# The Pope & Young Club announces a potential New World?s Record Muskox



## dtrkyman (Jul 27, 2004)

Muskox in a t shirt, looks much more pleasant than the tundra gear and living in igloos you usually see!


----------



## Early Ice (Mar 18, 2008)

What do you do with Muskox? Are they quartered and eaten or is this just hunting for a head?


----------



## MattRagle (Nov 28, 2005)

From what I've seen they are used for food not just for their head.


----------



## Jeff50316 (Jul 18, 2013)

I hope he wasn't in the contest


----------



## andywhite (Nov 15, 2015)

Neat animal - sounds like quite an adventure!


----------



## chevy_freak (Sep 27, 2015)

Early Ice said:


> What do you do with Muskox? Are they quartered and eaten or is this just hunting for a head?

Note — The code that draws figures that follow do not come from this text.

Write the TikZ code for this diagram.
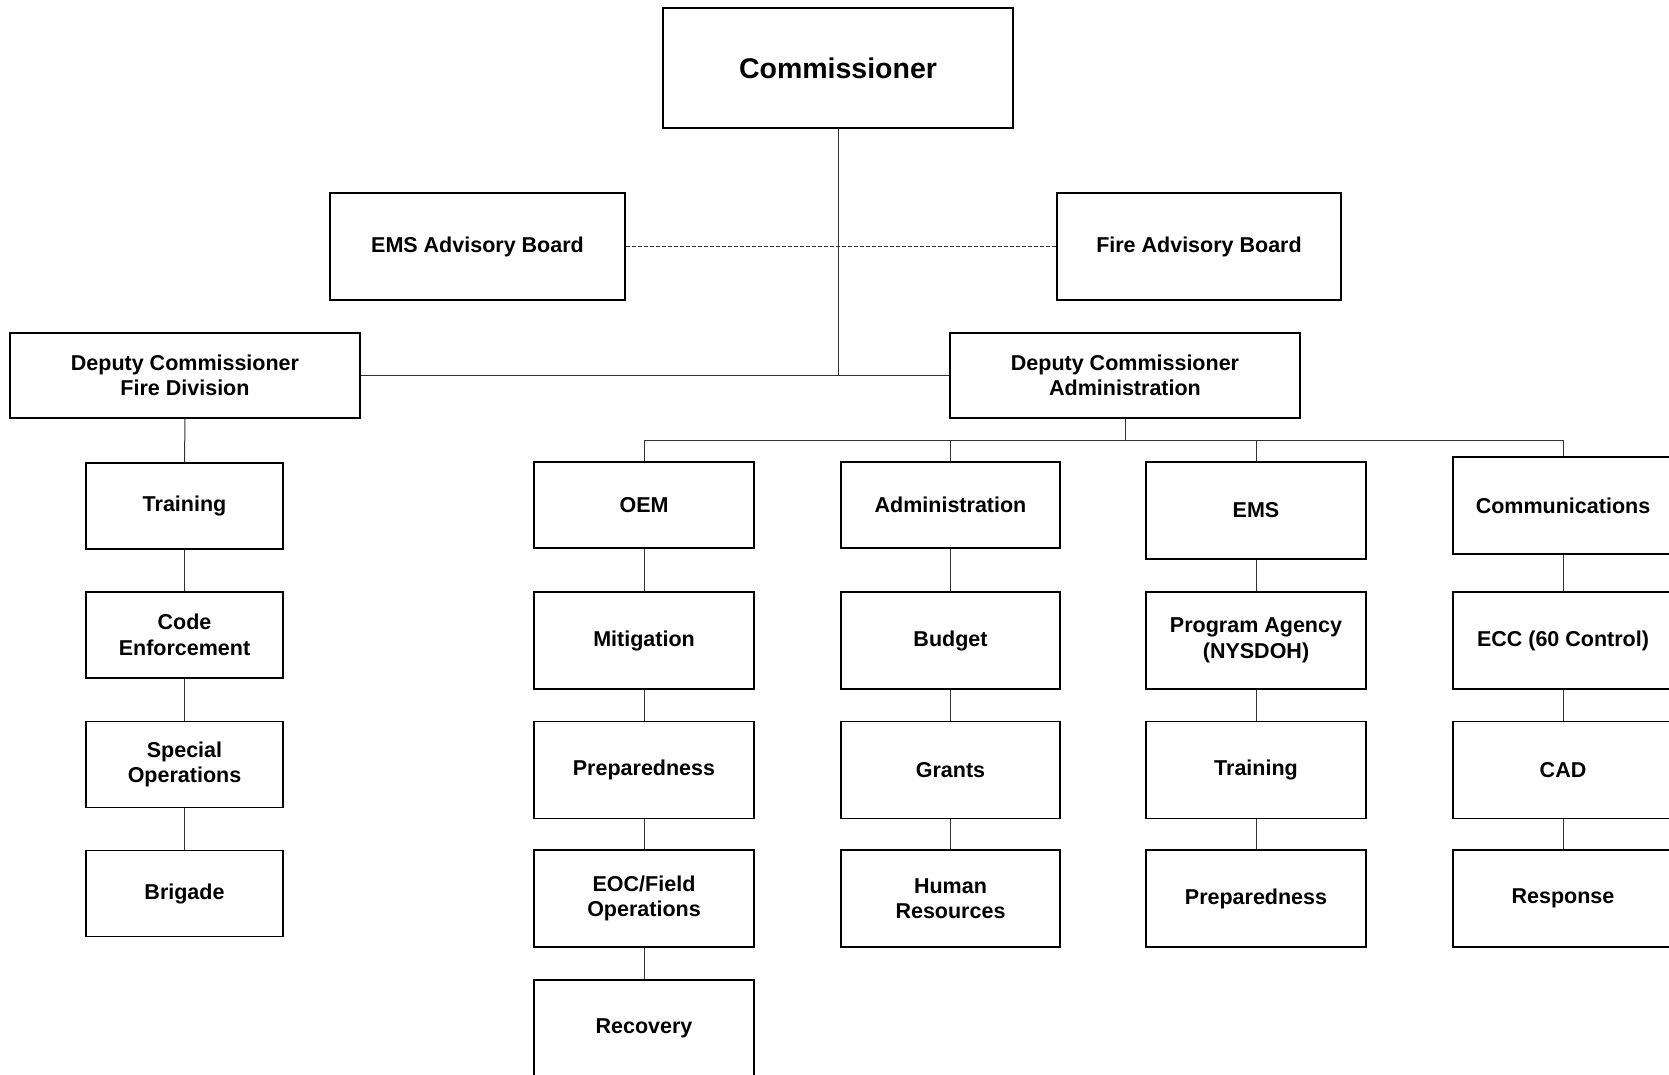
\documentclass[tikz,border=0pt]{standalone}
\usepackage{fontspec}
\setmainfont{Liberation Sans}
\begin{document}
\begin{tikzpicture}[x=1pt,y=-1pt,
  box/.style={draw=black,line width=1.5pt,fill=white,align=center,inner sep=2pt,
    font=\bfseries\fontsize{21.5}{25.5}\selectfont},
  conn/.style={draw=black!80,line width=1pt},
  dconn/.style={conn,dash pattern=on 4pt off 2pt}]
\useasboundingbox (0,0) rectangle (1669,1075);
\clip (0,0) rectangle (1669,1075);
% top
\node[box,minimum width=350,minimum height=120,font=\bfseries\fontsize{28.5}{33}\selectfont] (comm) at (838,68) {Commissioner};
\node[box,minimum width=295,minimum height=107] (emsab) at (477.5,246.5) {EMS Advisory Board};
\node[box,minimum width=284,minimum height=107] (fireab) at (1199,246.5) {Fire Advisory Board};
\node[box,minimum width=350,minimum height=85] (dfire) at (185,375.5) {Deputy Commissioner\\Fire Division};
\node[box,minimum width=350,minimum height=85] (dadmin) at (1125,375.5) {Deputy Commissioner\\Administration};
% fire column
\node[box,minimum width=197,minimum height=86] (ftrain) at (184.5,506) {Training};
\node[box,minimum width=197,minimum height=86] (code) at (184.5,635) {Code\\Enforcement};
\node[box,minimum width=197,minimum height=86] (spec) at (184.5,764.5) {Special\\Operations};
\node[box,minimum width=197,minimum height=86] (brig) at (184.5,893.5) {Brigade};
% OEM column
\node[box,minimum width=220,minimum height=86] (oem) at (644,505) {OEM};
\node[box,minimum width=220,minimum height=97] (mitig) at (644,640.5) {Mitigation};
\node[box,minimum width=220,minimum height=97] (oprep) at (644,770) {Preparedness};
\node[box,minimum width=220,minimum height=97] (eoc) at (644,898.5) {EOC/Field\\Operations};
\node[box,minimum width=220,minimum height=97] (recov) at (644,1028.5) {Recovery};
% administration column
\node[box,minimum width=219,minimum height=86] (adm) at (950.5,505) {Administration};
\node[box,minimum width=219,minimum height=97] (budget) at (950.5,640.5) {Budget};
\node[box,minimum width=219,minimum height=97] (grants) at (950.5,770) {Grants};
\node[box,minimum width=219,minimum height=97] (hr) at (950.5,898.5) {Human\\Resources};
% EMS column
\node[box,minimum width=220,minimum height=97] (ems) at (1256,510.5) {EMS};
\node[box,minimum width=220,minimum height=97] (prog) at (1256,640.5) {Program Agency\\(NYSDOH)};
\node[box,minimum width=220,minimum height=97] (etrain) at (1256,770) {Training};
\node[box,minimum width=220,minimum height=97] (eprep) at (1256,898.5) {Preparedness};
% communications column
\node[box,minimum width=220,minimum height=97] (commu) at (1563,505.5) {Communications};
\node[box,minimum width=220,minimum height=97] (ecc) at (1563,640.5) {ECC (60 Control)};
\node[box,minimum width=220,minimum height=97] (cad) at (1563,770) {CAD};
\node[box,minimum width=220,minimum height=97] (resp) at (1563,898.5) {Response};
% connectors
\coordinate (bus) at (1125,440);
\draw[conn] (comm.south) -- (comm.south |- dfire.east);
\draw[conn] (dfire.east) -- (dadmin.west);
\draw[dconn] (emsab.east) -- (fireab.west);
\draw[conn] (dadmin.south) -- (bus);
\draw[conn] (oem.north) -- (oem.north |- bus) -- (commu.north |- bus) -- (commu.north);
\draw[conn] (adm.north) -- (adm.north |- bus);
\draw[conn] (ems.north) -- (ems.north |- bus);
\draw[conn] (dfire.south) -- (ftrain.north);
\draw[conn] (ftrain.south) -- (code.north);
\draw[conn] (code.south) -- (spec.north);
\draw[conn] (spec.south) -- (brig.north);
\draw[conn] (oem.south) -- (mitig.north);
\draw[conn] (mitig.south) -- (oprep.north);
\draw[conn] (oprep.south) -- (eoc.north);
\draw[conn] (eoc.south) -- (recov.north);
\draw[conn] (adm.south) -- (budget.north);
\draw[conn] (budget.south) -- (grants.north);
\draw[conn] (grants.south) -- (hr.north);
\draw[conn] (ems.south) -- (prog.north);
\draw[conn] (prog.south) -- (etrain.north);
\draw[conn] (etrain.south) -- (eprep.north);
\draw[conn] (commu.south) -- (ecc.north);
\draw[conn] (ecc.south) -- (cad.north);
\draw[conn] (cad.south) -- (resp.north);
\end{tikzpicture}
\end{document}
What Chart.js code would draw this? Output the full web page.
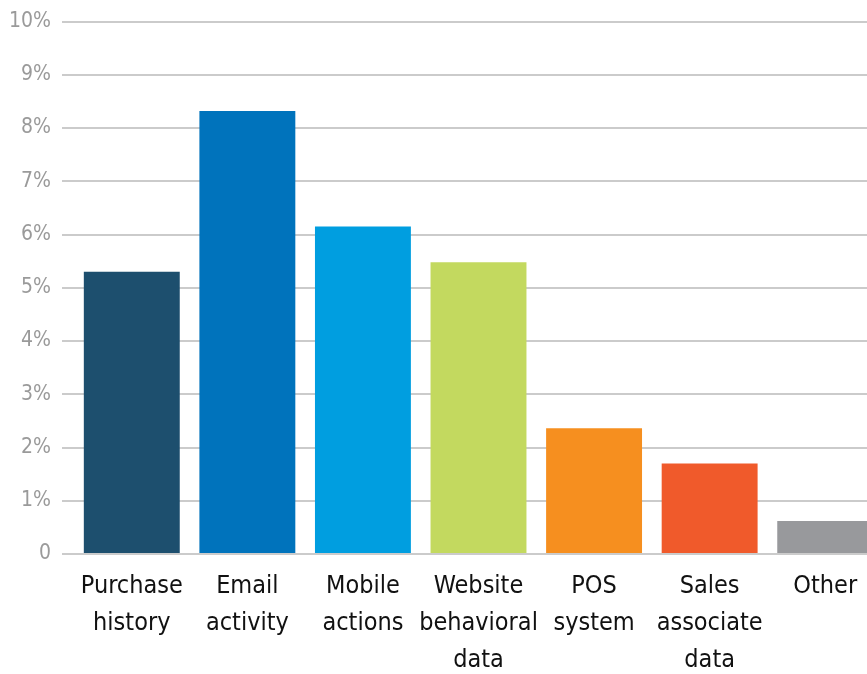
<!DOCTYPE html>
<html>
<head>
<meta charset="utf-8">
<script src="https://cdn.jsdelivr.net/npm/chart.js@4.4.0/dist/chart.umd.min.js"></script>
<style>
  html, body { margin: 0; padding: 0; background: #fff; overflow: hidden; }
  #wrap { position: relative; width: 890px; height: 674px; }
</style>
</head>
<body>
<div id="wrap"><canvas id="myCanvas"></canvas></div>
<script>
'use strict';

// categories and share of respondents (%)
let categories = [
  ['Purchase', 'history'],
  ['Email', 'activity'],
  ['Mobile', 'actions'],
  ['Website', 'behavioral', 'data'],
  ['POS', 'system'],
  ['Sales', 'associate', 'data'],
  ['Other']
];
let shares = [5.3, 8.32, 6.15, 5.48, 2.36, 1.7, 0.62];
let yTicks = [0, 1, 2, 3, 4, 5, 6, 7, 8, 9, 10];

const barColors = ['#1d4f6e', '#0073bc', '#009ee0', '#c3d95f', '#f68f1f', '#f05a2b', '#98999c'];
const narrow = '"Liberation Sans Narrow", "DejaVu Sans Condensed", "Liberation Sans", sans-serif';

function createChart() {
  const ctx = document.getElementById('myCanvas').getContext('2d');
  new Chart(ctx, {
    type: 'bar',
    data: {
      labels: categories,
      datasets: [{
        data: shares,
        backgroundColor: barColors,
        borderWidth: 0,
        categoryPercentage: 1,
        barPercentage: 0.83
      }]
    },
    options: {
      responsive: true,
      maintainAspectRatio: false,
      animation: false,
      layout: { padding: { top: 0, right: 7, left: 0, bottom: 0 } },
      plugins: { legend: { display: false }, tooltip: { enabled: false } },
      scales: {
        x: {
          grid: { display: false },
          border: { display: false },
          ticks: {
            color: '#111',
            padding: 6,
            maxRotation: 0,
            autoSkip: false,
            font: { family: narrow, size: 25, lineHeight: 1.48 }
          },
          afterFit: function (axis) { axis.height = 120; }
        },
        y: {
          min: 0,
          max: 10,
          afterBuildTicks: function (axis) {
            axis.ticks = yTicks.map(function (v) { return { value: v }; });
          },
          grid: {
            color: '#cbcbcb',
            lineWidth: 2,
            drawTicks: true,
            tickLength: 12,
            tickColor: '#cbcbcb'
          },
          border: { display: false },
          ticks: {
            color: '#9a9a9a',
            padding: 11,
            font: { family: narrow, size: 21, lineHeight: 1 },
            callback: function (v) { return v === 0 ? '0' : v + '%'; }
          },
          afterFit: function (axis) { axis.width = 74; }
        }
      }
    }
  });
}

createChart();
</script>
</body>
</html>
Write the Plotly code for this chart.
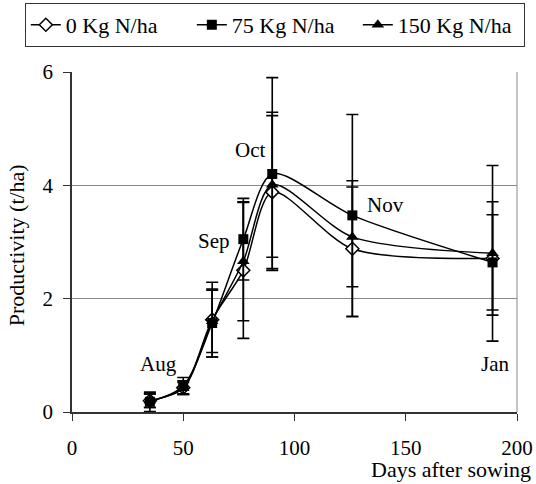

Why wouldn't you eat them?


----------



## crate572 (Jan 4, 2016)

What a beast ... congrats


----------



## trial153 (Nov 27, 2011)

Looking forward to seeing it at our convention next month.


----------



## hoyt fo life555 (Jan 31, 2005)

Early Ice said:


> What do you do with Muskox? Are they quartered and eaten or is this just hunting for a head?


I know the Inuits eat them, we were fishing in the NWT and filmed some musk ox. And they had some meat of one in camp, along with caribou meat. I can’t remember exactly what it taste like but it was good. I don’t believe you can bring the meat back home, but believe me the Inuits won’t waste a bit of it. They get paid by you doing their grocery shopping.


----------



## muskykris (Jun 2, 2009)

Cmon this thread is going on 5 years old and it’s not a WR


----------



## rapids (Feb 28, 2003)

Like Kris said, this is an old thread from August 7, 2014, so you will most likely not see this Muskox at the convention in Omaha next month. The current P&Y record is still 127 2/8, and the world record B&C is 129.


----------



## MinnesotaBowhu1 (Feb 26, 2019)

Very cool! Thanks for sharing!


----------



## Hoythunter01 (Oct 23, 2005)

How did this not get moved to the "Bowhunting" section of this site ?


----------



## azscorpion (Feb 12, 2010)

Easy to remember the 2 current record holders:

Black
Cox

:mg::wink:


----------